Leopold was born in 1835 and was King of the Belgians from 1865 – 1909. We are told that he was lively and energetic practically from birth, and that he was unusually ambitious. Looking around him at countries like near neighbour France, distant Austro-Hungary, just-over-the-sea Britain, he saw empires. He wanted Belgium to have immense overseas territories too. She had some, of course, but in Leopold’s opinion not enough.
In 1876 at the age of forty-one he was President of the African International Association, which organised expeditions to Central Africa. Here was a vast area, he thought, in need of some Belgian influence. It is said he used the Association as a cover for his own plans.
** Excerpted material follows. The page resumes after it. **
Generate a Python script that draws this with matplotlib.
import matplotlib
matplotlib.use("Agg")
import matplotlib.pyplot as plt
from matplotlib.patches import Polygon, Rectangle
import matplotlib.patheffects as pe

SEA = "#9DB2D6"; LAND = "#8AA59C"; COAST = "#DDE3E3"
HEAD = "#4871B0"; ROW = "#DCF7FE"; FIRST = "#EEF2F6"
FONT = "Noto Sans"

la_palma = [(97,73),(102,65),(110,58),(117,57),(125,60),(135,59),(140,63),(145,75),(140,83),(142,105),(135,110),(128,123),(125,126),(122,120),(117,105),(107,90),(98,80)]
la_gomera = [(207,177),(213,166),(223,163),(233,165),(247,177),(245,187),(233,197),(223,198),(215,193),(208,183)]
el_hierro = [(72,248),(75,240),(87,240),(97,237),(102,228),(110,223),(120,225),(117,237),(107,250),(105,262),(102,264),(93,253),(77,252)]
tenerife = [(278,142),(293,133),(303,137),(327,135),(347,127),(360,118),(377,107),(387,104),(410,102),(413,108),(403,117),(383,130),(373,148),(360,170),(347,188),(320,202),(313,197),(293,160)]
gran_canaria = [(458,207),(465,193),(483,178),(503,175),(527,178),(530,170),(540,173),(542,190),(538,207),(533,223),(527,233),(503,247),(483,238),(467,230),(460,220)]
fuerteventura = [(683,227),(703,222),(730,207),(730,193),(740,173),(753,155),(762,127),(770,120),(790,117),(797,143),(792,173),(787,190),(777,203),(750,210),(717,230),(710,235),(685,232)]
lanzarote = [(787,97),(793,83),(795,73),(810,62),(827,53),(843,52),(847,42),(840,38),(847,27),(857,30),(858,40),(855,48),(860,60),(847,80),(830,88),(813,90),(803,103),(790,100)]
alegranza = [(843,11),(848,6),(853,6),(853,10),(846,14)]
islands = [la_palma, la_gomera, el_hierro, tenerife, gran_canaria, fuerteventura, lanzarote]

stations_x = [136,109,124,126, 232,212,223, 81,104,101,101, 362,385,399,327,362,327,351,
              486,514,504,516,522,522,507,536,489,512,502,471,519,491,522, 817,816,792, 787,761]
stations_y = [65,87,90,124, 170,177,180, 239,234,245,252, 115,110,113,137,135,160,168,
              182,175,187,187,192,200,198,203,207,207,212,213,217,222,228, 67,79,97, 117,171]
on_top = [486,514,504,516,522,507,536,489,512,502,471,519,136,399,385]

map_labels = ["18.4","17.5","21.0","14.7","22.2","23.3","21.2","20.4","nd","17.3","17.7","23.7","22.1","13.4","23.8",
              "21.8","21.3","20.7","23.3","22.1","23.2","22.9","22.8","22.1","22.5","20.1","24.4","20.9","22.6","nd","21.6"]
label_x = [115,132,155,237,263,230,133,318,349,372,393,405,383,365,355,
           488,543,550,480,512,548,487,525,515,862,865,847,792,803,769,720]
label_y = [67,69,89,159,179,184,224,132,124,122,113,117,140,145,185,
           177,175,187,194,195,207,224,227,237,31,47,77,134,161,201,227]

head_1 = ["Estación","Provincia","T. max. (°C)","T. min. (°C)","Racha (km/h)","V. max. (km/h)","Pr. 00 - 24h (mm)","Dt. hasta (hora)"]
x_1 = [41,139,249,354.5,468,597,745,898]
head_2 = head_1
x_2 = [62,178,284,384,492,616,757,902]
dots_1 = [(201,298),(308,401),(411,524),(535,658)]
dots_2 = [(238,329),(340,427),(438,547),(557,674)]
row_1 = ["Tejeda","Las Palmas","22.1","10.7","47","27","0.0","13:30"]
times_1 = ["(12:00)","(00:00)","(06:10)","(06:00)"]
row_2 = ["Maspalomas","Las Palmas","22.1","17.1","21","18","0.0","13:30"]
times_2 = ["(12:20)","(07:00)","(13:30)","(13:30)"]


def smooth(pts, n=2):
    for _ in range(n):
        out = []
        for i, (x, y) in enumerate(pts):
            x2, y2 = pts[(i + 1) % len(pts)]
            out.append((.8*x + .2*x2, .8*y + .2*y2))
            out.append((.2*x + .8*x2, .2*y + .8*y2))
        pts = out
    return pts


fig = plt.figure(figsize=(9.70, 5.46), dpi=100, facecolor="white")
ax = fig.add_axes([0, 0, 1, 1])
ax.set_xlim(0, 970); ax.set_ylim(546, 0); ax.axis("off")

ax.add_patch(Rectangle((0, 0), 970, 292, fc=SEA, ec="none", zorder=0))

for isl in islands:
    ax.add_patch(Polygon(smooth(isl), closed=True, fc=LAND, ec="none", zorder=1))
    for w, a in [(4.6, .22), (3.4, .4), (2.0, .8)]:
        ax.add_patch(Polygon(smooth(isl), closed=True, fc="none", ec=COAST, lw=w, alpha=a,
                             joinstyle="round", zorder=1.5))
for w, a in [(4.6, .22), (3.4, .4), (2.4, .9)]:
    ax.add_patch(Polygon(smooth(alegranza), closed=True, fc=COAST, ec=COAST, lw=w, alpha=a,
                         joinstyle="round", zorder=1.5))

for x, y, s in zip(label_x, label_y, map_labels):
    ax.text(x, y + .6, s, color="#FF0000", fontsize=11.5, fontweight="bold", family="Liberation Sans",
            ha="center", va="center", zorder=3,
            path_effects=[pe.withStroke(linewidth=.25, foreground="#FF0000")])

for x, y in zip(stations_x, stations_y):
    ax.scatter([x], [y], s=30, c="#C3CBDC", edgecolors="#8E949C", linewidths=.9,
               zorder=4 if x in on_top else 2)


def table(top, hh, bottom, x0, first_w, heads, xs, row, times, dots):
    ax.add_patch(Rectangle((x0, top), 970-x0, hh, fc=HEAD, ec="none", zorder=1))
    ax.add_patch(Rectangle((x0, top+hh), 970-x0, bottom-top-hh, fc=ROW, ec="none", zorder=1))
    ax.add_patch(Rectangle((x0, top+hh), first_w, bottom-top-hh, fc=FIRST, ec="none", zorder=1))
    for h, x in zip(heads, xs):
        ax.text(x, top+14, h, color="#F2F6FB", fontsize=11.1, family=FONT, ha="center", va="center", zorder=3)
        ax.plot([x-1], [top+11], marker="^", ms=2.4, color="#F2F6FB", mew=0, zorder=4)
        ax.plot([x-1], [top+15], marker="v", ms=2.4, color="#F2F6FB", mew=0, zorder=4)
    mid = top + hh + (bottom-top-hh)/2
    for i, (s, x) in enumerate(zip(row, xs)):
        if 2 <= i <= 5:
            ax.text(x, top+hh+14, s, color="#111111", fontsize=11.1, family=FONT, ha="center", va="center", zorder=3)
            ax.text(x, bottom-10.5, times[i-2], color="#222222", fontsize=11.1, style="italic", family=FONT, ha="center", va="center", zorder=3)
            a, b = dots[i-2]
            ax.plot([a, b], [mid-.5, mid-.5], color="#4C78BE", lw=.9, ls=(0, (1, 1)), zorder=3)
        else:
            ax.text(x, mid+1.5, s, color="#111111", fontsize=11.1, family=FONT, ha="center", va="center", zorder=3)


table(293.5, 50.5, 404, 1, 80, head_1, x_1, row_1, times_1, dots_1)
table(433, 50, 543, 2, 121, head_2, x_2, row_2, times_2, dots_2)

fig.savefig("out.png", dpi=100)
Leopold had heard of the adventures of H.M. Stanley, who had crossed the African continent, followed the River Congo from the heart of Africa to the Atlantic coast. In 1879 the King employed Stanley. In the following five years he established land and water communications from the Congo estuary to Stanley Falls, a distance of one thousand miles.
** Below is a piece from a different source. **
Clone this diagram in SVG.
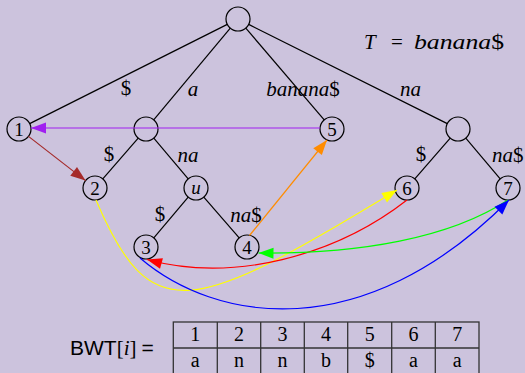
<svg xmlns="http://www.w3.org/2000/svg" width="525" height="373" viewBox="0 0 525 373">
<style>
.node circle{fill:none;stroke:#000;stroke-width:1.2}
.node text{font-family:"Liberation Serif",serif;font-size:19px;text-anchor:middle;fill:#000}
.edge{stroke:#000;stroke-width:1.2;fill:none}
.lbl{font-family:"Liberation Serif",serif;font-size:21px;font-style:italic;fill:#000}
.up{font-style:normal}
.arr{fill:none;stroke-width:1.2}
.tbl{fill:none;stroke:#333;stroke-width:1.3}
.cell{font-family:"Liberation Serif",serif;font-size:20px;text-anchor:middle;fill:#000}
</style>
<defs>
<marker id="m-purple" viewBox="-16 -7 17 14" refX="0" refY="0" markerWidth="17" markerHeight="14" markerUnits="userSpaceOnUse" orient="auto"><path d="M0,0 L-15,-5.5 L-15,5.5 Z" fill="#a020f0"/></marker>
<marker id="m-brown" viewBox="-16 -7 17 14" refX="0" refY="0" markerWidth="17" markerHeight="14" markerUnits="userSpaceOnUse" orient="auto"><path d="M0,0 L-15,-5.5 L-15,5.5 Z" fill="#a52a2a"/></marker>
<marker id="m-orange" viewBox="-16 -7 17 14" refX="0" refY="0" markerWidth="17" markerHeight="14" markerUnits="userSpaceOnUse" orient="auto"><path d="M0,0 L-15,-5.5 L-15,5.5 Z" fill="#ff8c00"/></marker>
<marker id="m-yellow" viewBox="-16 -7 17 14" refX="0" refY="0" markerWidth="17" markerHeight="14" markerUnits="userSpaceOnUse" orient="auto"><path d="M0,0 L-15,-5.5 L-15,5.5 Z" fill="#ffff00"/></marker>
<marker id="m-red" viewBox="-16 -7 17 14" refX="0" refY="0" markerWidth="17" markerHeight="14" markerUnits="userSpaceOnUse" orient="auto"><path d="M0,0 L-15,-5.5 L-15,5.5 Z" fill="#ff0000"/></marker>
<marker id="m-green" viewBox="-16 -7 17 14" refX="0" refY="0" markerWidth="17" markerHeight="14" markerUnits="userSpaceOnUse" orient="auto"><path d="M0,0 L-15,-5.5 L-15,5.5 Z" fill="#00ff00"/></marker>
<marker id="m-blue" viewBox="-16 -7 17 14" refX="0" refY="0" markerWidth="17" markerHeight="14" markerUnits="userSpaceOnUse" orient="auto"><path d="M0,0 L-15,-5.5 L-15,5.5 Z" fill="#0000ff"/></marker>
</defs>
<rect x="0" y="0" width="525" height="373" fill="#ccc3dd"/>

<g id="connectors">
<line class="edge" x1="227.3" y1="24.4" x2="29.7" y2="123.6"/>
<line class="edge" x1="230.3" y1="28.2" x2="153.7" y2="119.8"/>
<line class="edge" x1="245.8" y1="28.1" x2="324.2" y2="119.9"/>
<line class="edge" x1="248.7" y1="24.4" x2="447.3" y2="123.6"/>
<line class="edge" x1="138.2" y1="138.1" x2="102.8" y2="178.9"/>
<line class="edge" x1="153.8" y1="138.2" x2="188.2" y2="178.8"/>
<line class="edge" x1="188.2" y1="197.2" x2="153.8" y2="237.8"/>
<line class="edge" x1="203.8" y1="197.1" x2="239.2" y2="237.9"/>
<line class="edge" x1="450.2" y1="138.1" x2="414.8" y2="178.9"/>
<line class="edge" x1="465.8" y1="138.2" x2="500.2" y2="178.8"/>
<g id="edge-labels">
<text class="lbl up" x="126" y="95" text-anchor="middle">$</text>
<text class="lbl" x="193" y="96" text-anchor="middle">a</text>
<text class="lbl" x="303" y="96" text-anchor="middle">banana<tspan class="up">$</tspan></text>
<text class="lbl" x="410.5" y="96" text-anchor="middle">na</text>
<text class="lbl up" x="109" y="161" text-anchor="middle">$</text>
<text class="lbl" x="188" y="162" text-anchor="middle">na</text>
<text class="lbl up" x="160" y="221" text-anchor="middle">$</text>
<text class="lbl" x="246" y="222" text-anchor="middle">na<tspan class="up">$</tspan></text>
<text class="lbl up" x="421" y="161" text-anchor="middle">$</text>
<text class="lbl" x="492" y="162">na<tspan class="up">$</tspan></text>
</g>
</g>

<g id="nodes">
<g id="root" class="node"><circle cx="238" cy="19" r="12"/></g>
<g id="n1" class="node"><circle cx="19" cy="129" r="12"/><text x="19" y="136">1</text></g>
<g id="nA" class="node"><circle cx="146" cy="129" r="12"/></g>
<g id="n2" class="node"><circle cx="95" cy="188" r="12"/><text x="95" y="195">2</text></g>
<g id="nU" class="node"><circle cx="196" cy="188" r="12"/><text x="196" y="194" font-style="italic">u</text></g>
<g id="n3" class="node"><circle cx="146" cy="247" r="12"/><text x="146" y="254">3</text></g>
<g id="n4" class="node"><circle cx="247" cy="247" r="12"/><text x="247" y="254">4</text></g>
<g id="n5" class="node"><circle cx="332" cy="129" r="12"/><text x="332" y="136">5</text></g>
<g id="nN" class="node"><circle cx="458" cy="129" r="12"/></g>
<g id="n6" class="node"><circle cx="407" cy="188" r="12"/><text x="407" y="195">6</text></g>
<g id="n7" class="node"><circle cx="508" cy="188" r="12"/><text x="508" y="195">7</text></g>
</g>

<g id="arrows">
<path class="arr" stroke="#a020f0" d="M320,128 L31,128" marker-end="url(#m-purple)"/>
<path class="arr" stroke="#a52a2a" d="M28.5,136.4 L85.5,180.6" marker-end="url(#m-brown)"/>
<path class="arr" stroke="#ff8c00" d="M249.5,235.5 L327,140" marker-end="url(#m-orange)"/>
<path class="arr" stroke="#ffff00" d="M96,200 C151,329 191,315 397,190" marker-end="url(#m-yellow)"/>
<path class="arr" stroke="#ff0000" d="M407,200 C335,256 233,283 147,259.5" marker-end="url(#m-red)"/>
<path class="arr" stroke="#00ff00" d="M508,200 C450,238 360,254 258.5,253" marker-end="url(#m-green)"/>
<path class="arr" stroke="#0000ff" d="M140,258 C215,322 362,348 509,200" marker-end="url(#m-blue)"/>
</g>

<g id="title">
<text class="lbl" x="364" y="49" font-size="27">T</text>
<text class="lbl up" x="397" y="49" font-size="26" text-anchor="middle">=</text>
<text class="lbl" x="414" y="49" font-size="27" textLength="90" lengthAdjust="spacingAndGlyphs">banana<tspan class="up">$</tspan></text>
</g>

<g id="bwt">
<text x="70" y="355" font-family="Liberation Sans, sans-serif" font-size="21" fill="#000">BWT<tspan font-family="Liberation Serif, serif">[<tspan font-style="italic">i</tspan>]</tspan><tspan dx="5">=</tspan></text>
<rect class="tbl" x="173.3" y="322" width="305.7" height="53"/>
<line class="tbl" x1="173.3" y1="348" x2="479" y2="348"/>
<line class="tbl" x1="217.3" y1="322" x2="217.3" y2="375"/>
<line class="tbl" x1="260.7" y1="322" x2="260.7" y2="375"/>
<line class="tbl" x1="304.3" y1="322" x2="304.3" y2="375"/>
<line class="tbl" x1="347.7" y1="322" x2="347.7" y2="375"/>
<line class="tbl" x1="391.7" y1="322" x2="391.7" y2="375"/>
<line class="tbl" x1="435.3" y1="322" x2="435.3" y2="375"/>
<text class="cell" x="195.3" y="341">1</text>
<text class="cell" x="239" y="341">2</text>
<text class="cell" x="282.5" y="341">3</text>
<text class="cell" x="326" y="341">4</text>
<text class="cell" x="369.7" y="341">5</text>
<text class="cell" x="413.5" y="341">6</text>
<text class="cell" x="457.2" y="341">7</text>
<text class="cell" x="195.3" y="367">a</text>
<text class="cell" x="239" y="367">n</text>
<text class="cell" x="282.5" y="367">n</text>
<text class="cell" x="326" y="367">b</text>
<text class="cell" x="369.7" y="367">$</text>
<text class="cell" x="413.5" y="367">a</text>
<text class="cell" x="457.2" y="367">a</text>
</g>
</svg>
This could have been a magnificent start for the King’s colonial ambitions but he was stopped by his own Parliament, which disrespectfully disagreed with the Monarch’s territorial desire for African colonies. This did not hinder Leopold, who reckoned he would form a personal empire with the support of the great powers Britain, France and Germany. A good talker, Leopold persuaded representatives of the three that it would be preferable to make the Congo a ‘free trade area’ under his ‘international’ regime (remember the African International Association), rather than let its riches fall into the hands of a rival, for instance, Russia or Scandinavia.
The Berlin Conference (1884) established the Congo Free State (with Leopold as its chief), and recognised it as a ‘Sovereign (literally) State. This means that a very large part of Equatorial Africa had now become the private estate of a European king. It was all arranged cleverly, but Leopold himself never actually visited the Congo! All he wanted was to make money out of it, as all owners of private estates do. He encouraged his officials to demand goods such as rubber and ivory from the headmen of each village. Pity those chiefs who did not comply. They were officially mutilated, flogged or had their hands and feet cut off. Sometimes they were simply eliminated.
Inevitably, this reign of terror was reported in the international press and there was a huge outcry.
Leopold was represented as a cruel dictator, and the Belgian Government was forced to take control out of his hands – something they were loth to do, had never wanted anyway. Shortly afterwards Leopold II died in 1909. He was seventy-four.